Yang-Ah Ham was born in 1968 in Seoul, Korea. After studies in Seoul, she moved to New York, where she received an M.A. from New York University in 1997. In her videos, she creates, with different materials such as videos and photos, fictions that metaphorically narrate and depict a certain aspect and face of our society. Themes like passing time and cycles are central subjects for her movies and her investigations. The boundaries between fiction and truth are blurred to construct a distance to reality that speaks or points out to difficult subject, even taboo. Ham has also begun focusing on the human’s nightly dreaming, as another natural cycle of nature. Her video functions like a mirror in which we can observe our society, the work parodies contemporary life like a theater of the absurd. Her video work has been included in exhibitions throughout Korea and abroad, including the National Museum of Contemporary Art, Seoul (2011), Gwangju Biennale (2010), Busan Biennale (2006), and the Asian American Art Center, New York. In 2013 Ham was nominated for Artist of the year by the National Museum of Modern and Contemporary Art (Seoul).

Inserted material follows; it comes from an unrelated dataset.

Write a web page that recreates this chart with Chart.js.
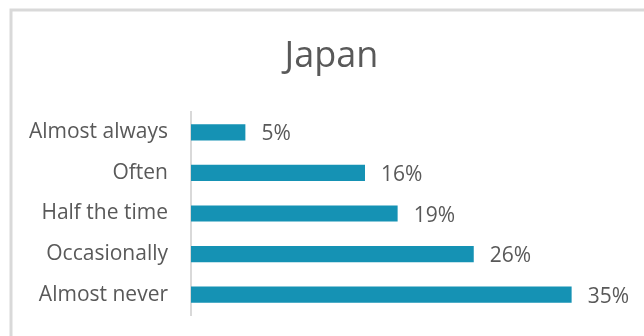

Exhibited: Tourism in Communism, 2005
Tourism in Communism was filmed in 2005, the same year Hyundai Asan announced that the one million South Korean had visited Geumgangsan, a North Korean tourist area considered sacred by many on both sides of the border. The South Korean company, Hyundai Asan, developed resorts there with permission from the North Korean government, and in 1998 began to lead tours to the only part of North Korea that South Korea’s general public could visit.
A gaudily decorated horse-drawn carriage with an enthusiastic, even exuberant, driver makes for a pleasant and amusing trip. However, the night landscape and propagandistic slogans posted along the way foreshadow actual events that were yet to come.
In 2008, a 53-year-old woman tourist, Park Wang-ja, was shot and killed by the North Korean military when she strayed into off-limit territory, and South Korea suspended all future tours. In 2010, the North Korean government seized five properties owned by South Korea, claiming it was compensation for lost revenue, and opened the area up to North Korean tour companies. Recently North Korea signed a memorandum of understanding with an American company to lead tours there as well. This film reflects a more hopeful time.